ICYMI: Feinstein attacked the resolution as impractical, talked up her long experience and recent re-election, and handed out her own less aggressive resolution.
- The New York Times describes the encounter here.
Quick take: Friday's confrontation encapsulated competing schools of thought about how to make progress.
- The GND is about laying down a marker in line with scientific studies that show a shrinking window to enact emissions cuts deep enough to avoid blowing way past the Paris agreement temperature goals.
- It can't pass now and isn't meant to. But it's aimed at shifting the terms of debate on ambition and, backers hope, feasibility.
But, but, but: Feinstein, in contrast, talks about the Senate vote landscape, noting the absence of GOP support. "The key to good legislation is to tailor something you write so it can pass, and you can get a step ahead," she said.
The big picture: The Washington Post's Greg Sargent got here before me and puts its well, noting on Twitter, "At bottom this episode also showcased a deeper dispute over theories of change."
The intrigue: Sunrise took heat for heavily promoting an edited, roughly 2-minute version of the encounter.
- Whether or not you think it made Feinstein look worse, this became a big part of the story — and one they could have avoided by calling attention to the full video from the get-go in their press release and tweets.
My thought bubble: It's the growing pains of a new movement, one which recently stumbled when AOC's office released and then pulled back a GND "FAQ" sheet that muddied the waters with claims absent from the underlying resolution.
Between the lines: It does reveal how much the GND has shifted the political plates on the left — Feinstein's resolution calls for achieving net-zero U.S. emissions by 2050 and until about 5 minutes ago, it would have been among the most aggressive plans ever floated by a mainstream Democrat.
5. The evolving White House climate plan
The White House is moving forward with a plan to create a National Security Council committee to question the findings of recent federal climate science reports, the Washington Post reported Sunday.
Why it matters, via Axios' Andrew Freedman: The panel idea, first reported last week, represents a frontal assault on climate science reports at a time when public opinion is moving to support cutting greenhouse gas emissions.
In this case, per the Post, the report the panel is most likely to investigate is the National Climate Assessment.
Details: The panel would be the reincarnation of an idea put forward by former EPA administrator Scott Pruitt, who pushed for a "red team-blue team" debate on the science modeled after military studies.
That proposal was squashed by then-White House chief of staff John Kelly. However, in the new version, there is no other team representing mainstream climate science — other than climate reports themselves.
- The new panel will likely include William Happer, a physicist who sits on the National Security Council and has long argued that more carbon dioxide in the atmosphere will benefit humanity — a view contradicted by thousands of studies.

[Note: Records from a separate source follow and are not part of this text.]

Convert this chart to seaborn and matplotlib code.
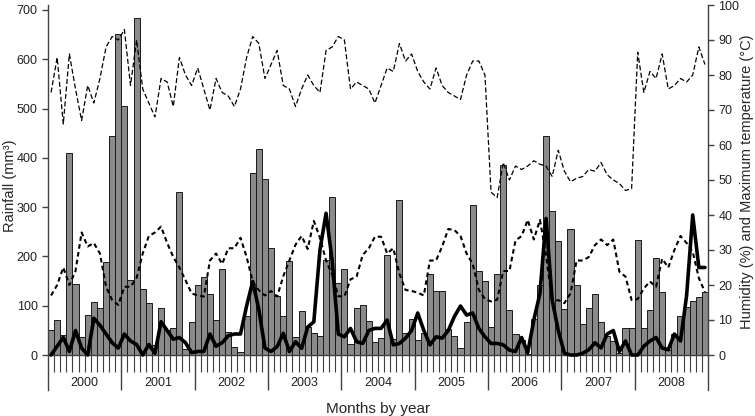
import numpy as np
import pandas as pd
import seaborn as sns
import matplotlib.pyplot as plt

years = [str(y) for y in range(2000, 2009)]

# monthly rainfall (mm), Jan..Dec for each year
rain_2000 = [51, 72, 41, 409, 144, 36, 81, 108, 95, 188, 444, 651]
rain_2001 = [505, 153, 683, 133, 105, 20, 95, 50, 55, 331, 12, 67]
rain_2002 = [141, 159, 123, 70, 174, 46, 17, 7, 80, 370, 418, 358]
rain_2003 = [218, 120, 79, 191, 36, 89, 57, 45, 39, 193, 321, 147]
rain_2004 = [174, 22, 95, 101, 68, 26, 34, 203, 32, 314, 45, 74]
rain_2005 = [30, 45, 164, 130, 130, 52, 38, 15, 66, 305, 170, 151]
rain_2006 = [57, 165, 385, 91, 43, 30, 3, 73, 141, 445, 293, 232]
rain_2007 = [93, 256, 141, 63, 95, 123, 66, 39, 28, 5, 54, 55]
rain_2008 = [233, 55, 92, 197, 127, 11, 42, 79, 97, 110, 118, 127]

# humidity (%)
hum_2000 = [75, 85, 66, 86, 76, 67, 77, 72, 79, 88, 91, 90]
hum_2001 = [93, 77, 90, 76, 72, 68, 79, 78, 71, 85, 80, 77]
hum_2002 = [82, 76, 70, 79, 75, 74, 71, 76, 85, 91, 89, 79]
hum_2003 = [83, 87, 77, 76, 71, 76, 80, 77, 75, 87, 88, 91]
hum_2004 = [90, 76, 78, 77, 76, 72, 77, 82, 81, 89, 84, 86]
hum_2005 = [81, 78, 76, 82, 77, 75, 74, 73, 80, 84, 84, 80]
hum_2006 = [46.5, 45, 55, 50, 54, 53, 54, 55.5, 54.5, 54, 51, 58.5]
hum_2007 = [52.5, 49.5, 50.5, 51, 53, 52.5, 55, 51.5, 50, 49, 47, 47.5]
hum_2008 = [86.5, 75, 81, 79, 86, 76, 77, 79, 78, 80, 88, 83]

# maximum temperature (°C)
tmax_2000 = [17, 20, 25, 20, 24, 35, 31, 32, 29, 19.5, 15.7, 14.3]
tmax_2001 = [19.5, 19.5, 22, 29, 34, 35, 36.7, 32, 28, 25, 21.4, 17.6]
tmax_2002 = [17, 16.7, 27, 29, 26, 30.5, 30.5, 33.5, 28, 21, 18.5, 17]
tmax_2003 = [18.3, 16.7, 22.5, 27, 31.5, 34, 30.3, 38.3, 33.5, 27, 23, 16.8]
tmax_2004 = [16.7, 21.6, 22.4, 28.6, 30.5, 33.8, 33.8, 29, 30.5, 23.3, 18.6, 18.3]
tmax_2005 = [17.8, 17, 27, 27, 31, 36, 35.7, 34, 29, 26, 18.6, 16]
tmax_2006 = [15.3, 15.8, 24, 24, 32.7, 34, 38.6, 33, 38.6, 28.5, 15.2, 15.7]
tmax_2007 = [14.8, 17.6, 27, 27, 28, 31.4, 33, 31.4, 33, 23.8, 22.4, 15.7]
tmax_2008 = [16, 19, 21, 19.5, 27.5, 25, 30, 34, 32, 29.5, 22, 18]

# solid thick series (right axis scale)
thick_2000 = [0, 2.5, 5, 1, 7, 2, 0, 10.5, 8.5, 6, 3.5, 2]
thick_2001 = [6, 4, 3, 0, 3, 0.5, 9.5, 7, 4.5, 5, 3.5, 0.7]
thick_2002 = [1, 1, 6, 2.5, 3.5, 5.5, 6, 6, 14, 21, 13, 2]
thick_2003 = [1, 2.4, 6.2, 1, 3.8, 1.9, 8, 9.5, 30, 40.5, 27, 6]
thick_2004 = [5.2, 7.6, 3.8, 3.3, 7, 7.6, 7.6, 10, 2.9, 3.3, 4.8, 7]
thick_2005 = [12, 7, 2.9, 5.2, 4.8, 7, 11, 14, 11.4, 12, 7.6, 5.2]
thick_2006 = [3.3, 3.3, 2.9, 1.4, 1, 5, 0.7, 10, 17.6, 39, 15.7, 7]
thick_2007 = [0.5, 0, 0, 0.5, 1.5, 3.5, 2, 6, 7, 1, 4, 0]
thick_2008 = [0, 2.5, 4, 5, 2, 1.5, 6, 4, 17, 40, 25, 25]

rainfall = (rain_2000 + rain_2001 + rain_2002 + rain_2003 + rain_2004
            + rain_2005 + rain_2006 + rain_2007 + rain_2008)
humidity = (hum_2000 + hum_2001 + hum_2002 + hum_2003 + hum_2004
            + hum_2005 + hum_2006 + hum_2007 + hum_2008)
max_temp = (tmax_2000 + tmax_2001 + tmax_2002 + tmax_2003 + tmax_2004
            + tmax_2005 + tmax_2006 + tmax_2007 + tmax_2008)
thick = (thick_2000 + thick_2001 + thick_2002 + thick_2003 + thick_2004
         + thick_2005 + thick_2006 + thick_2007 + thick_2008)

df = pd.DataFrame({
    "month": np.arange(len(rainfall)),
    "rain": rainfall,
    "humidity": humidity,
    "max_temp": max_temp,
    "thick": thick,
})
n = len(df)

sns.set_style("ticks")
plt.rcParams['font.family'] = ['Liberation Sans', 'DejaVu Sans']
axis_col = "#404040"

fig = plt.figure(figsize=(7.55, 4.16), dpi=100)
ax = fig.add_axes([48 / 755, 26 / 416, 660 / 755, 385 / 416])

sns.barplot(data=df, x="month", y="rain", native_scale=True, width=1,
            color="#8a8a8a", saturation=1, edgecolor="#1a1a1a",
            linewidth=0.7, errorbar=None, ax=ax)

ax.set_xlim(-0.5, n - 0.5)
ax.set_ylim(-71, 710)
ax.set_yticks(range(0, 701, 100))
for s in ["top", "right"]:
    ax.spines[s].set_visible(False)
ax.spines["bottom"].set_position(("data", 0))
for s in ["left", "bottom"]:
    ax.spines[s].set_color(axis_col)
    ax.spines[s].set_linewidth(1.0)

# year separators (major) and month ticks (minor) hanging below zero
year_edges = [12 * k - 0.5 for k in range(1, len(years))]
month_edges = [i + 0.5 for i in range(n - 1) if (i + 1) % 12 != 0]
ax.set_xticks(year_edges)
ax.set_xticks(month_edges, minor=True)
ax.tick_params(axis="x", which="major", length=25, width=1.0, color=axis_col,
               direction="out", labelbottom=False)
ax.tick_params(axis="x", which="minor", length=12.5, width=0.8, color=axis_col,
               direction="out")
ax.tick_params(axis="y", length=4, width=1.0, color=axis_col, labelsize=9,
               labelcolor="#222222")
for k, y in enumerate(years):
    ax.text(12 * k + 5.5, -57, y, ha="center", va="center", fontsize=9,
            color="#222222")

ax.set_ylabel("Rainfall (mm³)", fontsize=10.5)
ax.yaxis.set_label_coords(-0.047, 0.53)
ax.set_xlabel("Months by year", fontsize=11)
ax.xaxis.set_label_coords(0.5, -0.03)

ax2 = ax.twinx()
sns.lineplot(data=df, x="month", y="humidity", ax=ax2, color="black",
             linewidth=0.9, linestyle=(0, (4, 2)))
sns.lineplot(data=df, x="month", y="max_temp", ax=ax2, color="black",
             linewidth=1.5, linestyle=(0, (2.2, 1.6)))
sns.lineplot(data=df, x="month", y="thick", ax=ax2, color="black",
             linewidth=2.6)

ax2.set_xlim(-0.5, n - 0.5)
ax2.set_ylim(-10, 100)
ax2.set_yticks(range(0, 101, 10))
for s in ["top", "left", "bottom"]:
    ax2.spines[s].set_visible(False)
ax2.spines["right"].set_color(axis_col)
ax2.spines["right"].set_linewidth(1.0)
ax2.tick_params(axis="y", length=4, width=1.0, color=axis_col, labelsize=9,
                labelcolor="#222222")
ax2.set_ylabel("Humidity (%) and Maximum temperature (°C)", fontsize=10.5)
ax2.yaxis.set_label_coords(1.048, 0.54)

fig.savefig("out.png", dpi=100)
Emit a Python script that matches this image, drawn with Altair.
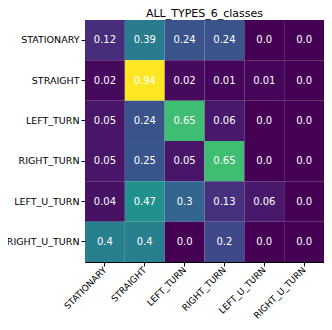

6. Risk of Chinese intellectual property theft
Axios Expert Voices contributor Sarah E. Hunt sizes up the recent indictment of Chinese battery storage expert Hongjin Tan — a Chinese citizen and U.S. legal permanent resident — for stealing over $1 billion worth of trade secrets from his employer, U.S. petroleum company Phillips 66.
The big picture: The U.S. energy industry is the latest victim of corporate espionage and intellectual property (IP) theft by China — a growing threat to American energy innovation.
Details: Tan allegedly downloaded hundreds of confidential files, including information related to manufacturing a downstream energy market product, and planned to provide the information to his new Chinese employer.
Why it matters: Corporate espionage and IP theft is an expensive problem, costing the U.S. up to $600 billion annually.
- If the Chinese government succeeds in stealing energy manufacturing and research secrets from the U.S., American energy companies may end up competing against their own technological innovations and ideas.
- This would severely stunt U.S. innovation and global energy leadership.